From 1997, Dots and Loops embraces jazzy futurism. With John McEntire producing most of the tracks, it has his signature mix of analog and digital production and a proclivity for loops and beats. Tracks like “Brakhage” and “Miss Modular” sound very similar to indie rock from Chicago in this era, particularly McEntire’s work with The Sea and Cake and Tortoise. But the album is also inspired by mechanistic Krautrock like Neu!
“Prisoner of Mars” sounds similar to the music Stereolab was making a year earlier, but it is slower and more meditative. “Prisoners of Mars” and “Rainbo Conversation” enter space age pop territory while “Parsec” and “Ticket-tape of the Unconscious” delve into electronic experimentation.
The demos and instrumentals included as extras compliment the album well. But they still seem to have McEntire’s influence, so there are no surprises or hints of other directions the band was considering for Dots and Loops.
1999’s Cobra and Phase Group Play Voltage in the Milky Night is not as highly regarded as Sterolab’s other albums from this era and it is certainly less poppy and not as cohesive as their previous works. The music here occasionally sounds scatterbrained enough to leave listeners feeling empty-headed. It almost seems like Stereolab took sounds from their last few albums and put them in a blender. And most of what came out is far less catchy and much more difficult to dance to than the songs fans fell in love with on Emperor Tomato Ketchup.
Tracks like “Fuses,” “The Free Design,” and “Blips and Drips and Strips” all seem more like noisy processes than songs. But “People Do It All The Time” is a great psychedelic pop song straight out of the ’60s and “The Spiracles” sounds like French pop from Burt Bacharach.
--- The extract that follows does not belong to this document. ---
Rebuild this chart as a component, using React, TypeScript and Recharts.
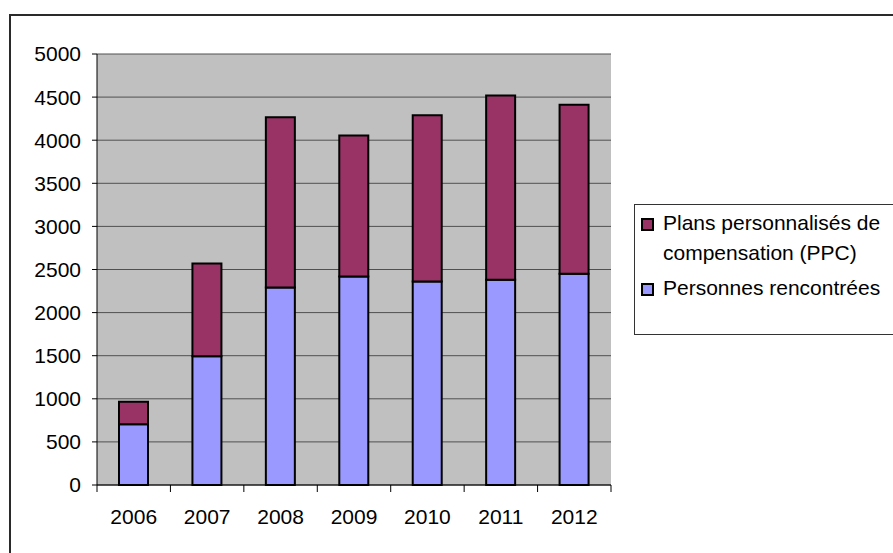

Cobra and Phase Group Play Voltage in the Milky Night may be more abstract than its predecessors, but it is still essential Stereolab from the group’s best era. And the supplemental material on this reissue is particularly strong. There are five unreleased tracks here and the demos are wonderful acoustic renditions that sound comparable to straightforward ’60s French singer-songwriter offerings from the likes of Françoise Hardy.